Tuesday, 1 April 2014

Self-directed care - reality doesn't always match the rhetoric

Self-directed care is right in principle, but does not always match with the reality of care provision in Scotland today. The rhetoric of choice and control is often used as cover for a deteriorating service.

The Self-Directed Care (Scotland) Act comes into force today and requires local authorities to offer personal payments if requested. I was interviewed by the BBC today on the impact this legislation will have on care in Scotland.

This approach works well for some service users, but can be an unnecessary burden for others. We should therefore be careful not to turn this into another one-size fits all approach to social care. UNISON signed a joint statement as far back as 2006 with the Scottish Personal Assistant Employer Network supporting direct payments while recognising that this approach should not be used a cover for cuts. However, by 2012 it was becoming clearer that assessments were focused on making savings rather than delivering better care. We illustrated these concerns with case studies in our report, ‘Personalisation in Scotland – The Facts’.

Today, cuts in budget provision means that the individual service user often has a smaller budget to buy equivalent services. This has contributed to the ‘race to the bottom’ in home care as highlighted in UNISON Scotland’s recent ‘Time to Care’ report. Staff, often paid little more than the minimum wage, on zero-hours contracts, with little training, are literally running about trying to provide the same service.

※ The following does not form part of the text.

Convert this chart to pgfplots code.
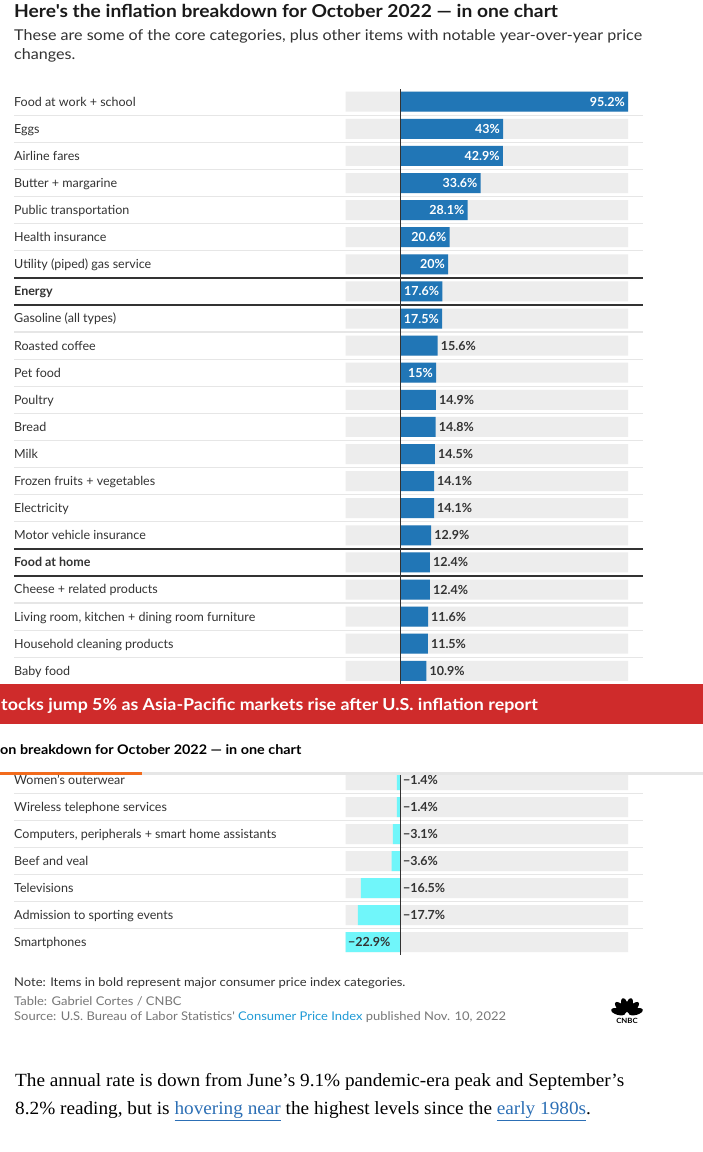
\documentclass[border=0pt]{standalone}
\usepackage{pgfplots}
\pgfplotsset{compat=1.18}
\usetikzlibrary{calc}
\usepackage{fontspec}
\setmainfont{Lato}
\newfontfamily\latow{Lato}[FakeStretch=1.08]
\newfontfamily\artfont{Liberation Serif}[FakeStretch=1.035]
\definecolor{txt}{HTML}{333333}
\definecolor{ttl}{HTML}{1A1A1A}
\definecolor{bggrey}{HTML}{EDEDED}
\definecolor{sepgrey}{HTML}{E6E6E6}
\definecolor{barblue}{HTML}{2176B6}
\definecolor{barcyan}{HTML}{70F6FA}
\definecolor{bannerred}{HTML}{CF2B2B}
\definecolor{orangeline}{HTML}{F26B1D}
\definecolor{srcgrey}{HTML}{777777}
\definecolor{srcblue}{HTML}{1E9AD6}
\definecolor{artblue}{HTML}{2C6FB5}
\newcommand{\fsz}[1]{\fontsize{#1}{#1}\selectfont}
\begin{document}
\begin{tikzpicture}
\fill[white] (0,0) rectangle (703pt,1152pt);
% ---------- separators (pixel coordinates, origin top left) ----------
\begin{scope}[x=1pt,y=-1pt,shift={(0pt,1152pt)}]
\foreach \y in {115.25,142.35,169.45,196.55,223.65,250.75,332.05,359.15,386.25,413.35,440.45,467.55,494.65,521.75,603.05,630.15,657.25,793.5,820.5,847.5,874.5,901.5,928.5}
  \draw[sepgrey,line width=1.2pt] (14,\y) -- (643,\y);
\foreach \y in {277.85,304.95,548.85,575.95}
  \draw[txt,line width=1.4pt] (14,\y) -- (643,\y);
\end{scope}
% ---------- the chart ----------
\begin{axis}[at={(0pt,0pt)},anchor=south west,scale only axis,width=703pt,height=1152pt,
  xmin=-167.36,xmax=126.56,ymin=0,ymax=1152,y dir=reverse,hide axis,clip=false,
  /pgf/number format/assume math mode=true]
% grey backgrounds
\addplot[xbar,bar shift=0pt,bar width=20,fill=bggrey,draw=none] coordinates {
(95.2,101.7)(95.2,128.8)(95.2,155.9)(95.2,183.0)(95.2,210.1)(95.2,237.2)(95.2,264.3)(95.2,291.4)(95.2,318.5)(95.2,345.6)(95.2,372.7)(95.2,399.8)(95.2,426.9)(95.2,454.0)(95.2,481.1)(95.2,508.2)(95.2,535.3)(95.2,562.4)(95.2,589.5)(95.2,616.6)(95.2,643.7)(95.2,670.8)
(95.2,780)(95.2,807)(95.2,834)(95.2,861)(95.2,888)(95.2,915)(95.2,942)};
\addplot[xbar,bar shift=0pt,bar width=20,fill=bggrey,draw=none] coordinates {
(-22.9,101.7)(-22.9,128.8)(-22.9,155.9)(-22.9,183.0)(-22.9,210.1)(-22.9,237.2)(-22.9,264.3)(-22.9,291.4)(-22.9,318.5)(-22.9,345.6)(-22.9,372.7)(-22.9,399.8)(-22.9,426.9)(-22.9,454.0)(-22.9,481.1)(-22.9,508.2)(-22.9,535.3)(-22.9,562.4)(-22.9,589.5)(-22.9,616.6)(-22.9,643.7)(-22.9,670.8)
(-22.9,780)(-22.9,807)(-22.9,834)(-22.9,861)(-22.9,888)(-22.9,915)(-22.9,942)};
% positive values
\addplot[xbar,bar shift=0pt,bar width=20,fill=barblue,draw=none] coordinates {
(95.2,101.7)(43,128.8)(42.9,155.9)(33.6,183.0)(28.1,210.1)(20.6,237.2)(20,264.3)(17.6,291.4)(17.5,318.5)(15.6,345.6)(15,372.7)(14.9,399.8)(14.8,426.9)(14.5,454.0)(14.1,481.1)(14.1,508.2)(12.9,535.3)(12.4,562.4)(12.4,589.5)(11.6,616.6)(11.5,643.7)(10.9,670.8)};
% negative values
\addplot[xbar,bar shift=0pt,bar width=20,fill=barcyan,draw=none] coordinates {
(-1.4,780)(-1.4,807)(-3.1,834)(-3.6,861)(-16.5,888)(-17.7,915)(-22.9,942)};
% labels inside bars
\addplot[draw=none,mark=none,point meta=x,
  nodes near coords={\pgfmathprintnumber{\pgfplotspointmeta}\%},
  every node near coord/.append style={anchor=east,xshift=-3pt,text=white,font=\bfseries\fsz{12.5},inner sep=0pt}]
coordinates {(95.2,101.7)(43,128.8)(42.9,155.9)(33.6,183.0)(28.1,210.1)(20.6,237.2)(20,264.3)(17.6,291.4)(17.5,318.5)(15,372.7)};
% labels outside bars
\addplot[draw=none,mark=none,point meta=x,
  nodes near coords={\pgfmathprintnumber{\pgfplotspointmeta}\%},
  every node near coord/.append style={anchor=west,xshift=3pt,text=txt,font=\bfseries\fsz{12.5},inner sep=0pt}]
coordinates {(15.6,345.6)(14.9,399.8)(14.8,426.9)(14.5,454.0)(14.1,481.1)(14.1,508.2)(12.9,535.3)(12.4,562.4)(12.4,589.5)(11.6,616.6)(11.5,643.7)(10.9,670.8)};
% labels of negative values
\addplot[draw=none,mark=none,point meta=explicit,
  nodes near coords={−\pgfmathprintnumber{\pgfplotspointmeta}\%},
  every node near coord/.append style={anchor=west,xshift=2.5pt,text=txt,font=\bfseries\fsz{12.5},inner sep=0pt}]
coordinates {(0,780)[1.4](0,807)[1.4](0,834)[3.1](0,861)[3.6](0,888)[16.5](0,915)[17.7](-22.9,942)[22.9]};
% zero lines
\draw[txt,line width=0.9pt] (axis cs:0,89) -- (axis cs:0,685);
\draw[txt,line width=0.9pt] (axis cs:0,774) -- (axis cs:0,955);
\end{axis}
% ---------- texts ----------
\begin{scope}[x=1pt,y=-1pt,shift={(0pt,1152pt)}]
\node[anchor=base west,inner sep=0,text=ttl,font=\latow\bfseries\fsz{17.8}] at (14,18) {Here's the inflation breakdown for October 2022 — in one chart};
\node[anchor=base west,inner sep=0,text=txt,font=\latow\fsz{14.9}] at (14,41) {These are some of the core categories, plus other items with notable year-over-year price};
\node[anchor=base west,inner sep=0,text=txt,font=\latow\fsz{14.9}] at (14,60) {changes.};
\foreach \y/\t in {101.7/Food at work + school,128.8/Eggs,155.9/Airline fares,183.0/Butter + margarine,210.1/Public transportation,237.2/Health insurance,264.3/Utility (piped) gas service,291.4/\textbf{Energy},318.5/Gasoline (all types),345.6/Roasted coffee,372.7/Pet food,399.8/Poultry,426.9/Bread,454.0/Milk,481.1/Frozen fruits + vegetables,508.2/Electricity,535.3/Motor vehicle insurance,562.4/\textbf{Food at home},589.5/Cheese + related products,616.6/{Living room, kitchen + dining room furniture},643.7/Household cleaning products,670.8/Baby food,780/Women's outerwear,807/Wireless telephone services,834/{Computers, peripherals + smart home assistants},861/Beef and veal,888/Televisions,915/Admission to sporting events,942/Smartphones}
  \node[anchor=base west,inner sep=0,text=txt,font=\fsz{12.5}] at (14,\y+4.5) {\t};
% banner
\fill[bannerred] (0,684.5) rectangle (703,724.5);
\node[anchor=base west,inner sep=0,text=white,font=\latow\bfseries\fsz{16.5}] at (1,711) {tocks jump 5\% as Asia-Pacific markets rise after U.S. inflation report};
% sticky header
\fill[white] (0,724.5) rectangle (703,772);
\node[anchor=base west,inner sep=0,text=black,font=\latow\bfseries\fsz{13.3}] at (0,755) {on breakdown for October 2022 — in one chart};
\fill[sepgrey] (0,772) rectangle (703,775.3);
\fill[orangeline] (0,772) rectangle (142,775.3);
% footer
\node[anchor=base west,inner sep=0,text=txt,font=\latow\fsz{12}] at (14,987) {Note: Items in bold represent major consumer price index categories.};
\node[anchor=base west,inner sep=0,text=srcgrey,font=\latow\fsz{12}] at (14,1005.5) {Table: Gabriel Cortes / CNBC};
\node[anchor=base west,inner sep=0,text=srcgrey,font=\latow\fsz{12}] at (14,1021) {Source: U.S. Bureau of Labor Statistics' \textcolor{srcblue}{Consumer Price Index} published Nov. 10, 2022};
% CNBC peacock
\foreach \a in {15,45,75,105,135,165}
  \fill[black] ($(627,1014)+(\a:-9)$) ellipse[x radius=7.3,y radius=3.3,rotate=-\a];
\fill[white] (627,1014) circle (1.6);
\node[inner sep=0,font=\latow\bfseries\fsz{7.2},text=black] at (627,1020.5) {CNBC};
% article
\node[anchor=base west,inner sep=0,text=black,font=\artfont\fsz{18.6}] at (15,1087) {The annual rate is down from June’s 9.1\% pandemic-era peak and September’s};
\node[anchor=base west,inner sep=0,text=black,font=\artfont\fsz{18.6}] at (15,1115) {8.2\% reading, but is \textcolor{artblue}{\underline{hovering near}} the highest levels since the \textcolor{artblue}{\underline{early 1980s}}.};
\end{scope}
\end{tikzpicture}
\end{document}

Many service users don’t understand or want the responsibilities of being an employer. As a consequence the service is being privatised with agencies providing the staff rather than the envisaged genuine personalised service. With budget cuts service users are being forced to choose a cut price ‘personalised’ service that is short on quality.

Self-directed support is leading to cuts in collective provision, such as day centres. This leads to greater social isolation that we know has a damaging impact on health. Social isolation is associated with a higher risk of death in older people regardless of whether they consider themselves lonely. A study of 6,500 UK men and women aged over 52 found that being isolated from family and friends was linked with a 26% higher death risk over seven years. Our home care members report that they are often the only living person some elderly people see in days. All the more reason to allow more time to care.

There is also no legislative requirement that a personal employer checks for Protection of Vulnerable Groups Scheme membership. Our discussions with home care staff indicated that many would be reluctant to raise care abuse concerns, particularly when they are employed on zero-hour contracts. Given the disparate nature of this service it is difficult for councils and regulators to check on the quality of care in the same way as they do in residential settings.

Overall, self-directed care is still right in principle and works well for some groups of service user. However, it isn’t suitable for everyone and has some big downsides, particularly when budgets are under financial strain.